Palestyńczyk Eli Barbur

Obrazek użytkownika Rybitzky
Świat
Eli Barbur z satysfakcją ogłasza, iż operacja IDF w Strefie Gazy zbliża się do końca. Niewykluczone, że faktycznie Hamas został zlikwidowany. Pojawia się jednak pytanie – co teraz?

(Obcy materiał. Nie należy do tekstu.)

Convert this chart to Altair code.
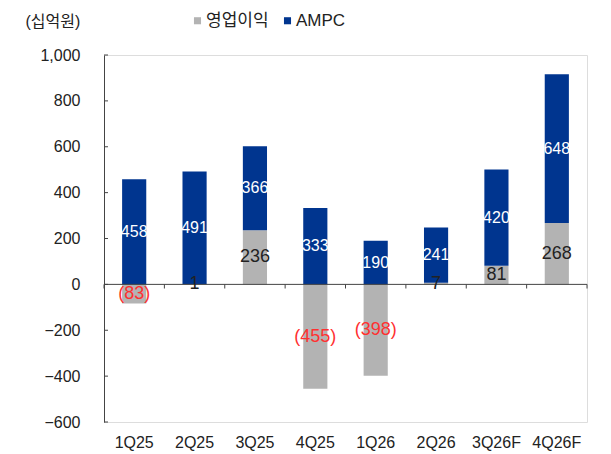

Infrastruktura gęsto zaludnionej Strefy została całkowicie zniszczona. Zburzono nawet stadion wybudowany ledwie trzy lata temu przez FIFA. Półtora miliona ludzi tkwi między gruzami, otoczona przez szczelny kordon wojska.
 
Dziś w Radiu Luz gościliśmy mieszkających we Wrocławiu Palestyńczyków. Jeszcze kilka dni temu mieli kontakt z Gazą, teraz już nie, ale i tak mieli wiele do powiedzenia. Ludzie tam stoją wiele godzin w kolejkach po jedzenie, pomoc medyczna praktycznie nie istnieje. Kiedy umilkną strzały (jeśli umilkną) Strefę czeka gigantyczna katastrofa humanitarna.
 
Palestyńczycy jakoś przetrwają to wszystko. Lecz jeśli nie pojawi się przed nimi szansa poprawy bytu, to już w tej chwili jest pewne, iż za pewien czas pojawi się nowy Hamas. Jego pożywką będzie żądza rewanżu i desperacja ludzi nie posiadających niczego.
 
Goście naszego programu, zapytani o ich wizję rozwiązania konfliktu, powiedzieli coś zaskakującego. Nie chcieli wrzucenia Żydów do morza, a rzeczy dokładnie odwrotnej – wspólnego życia razem z nimi. Ich zdaniem tylko wspólne żydowsko-palestyńskie państwo zagwarantuje pokój.
 
Mocno utopijna wizja, zwłaszcza obecnie. Eli Barbur Palestyńczykiem? Ale czy nie jest równie prawdopodobna jak wszelkie inne plany dla Ziemi Świętej? Na razie politycy nadal będą próbowali dzielić niewielki skrawek pustyni między Morzem Śródziemnym a Jordanem – tak samo jak sześćdziesiąt, trzydzieści lub piętnaście lat temu. A krew będzie wsiąkać w piasek.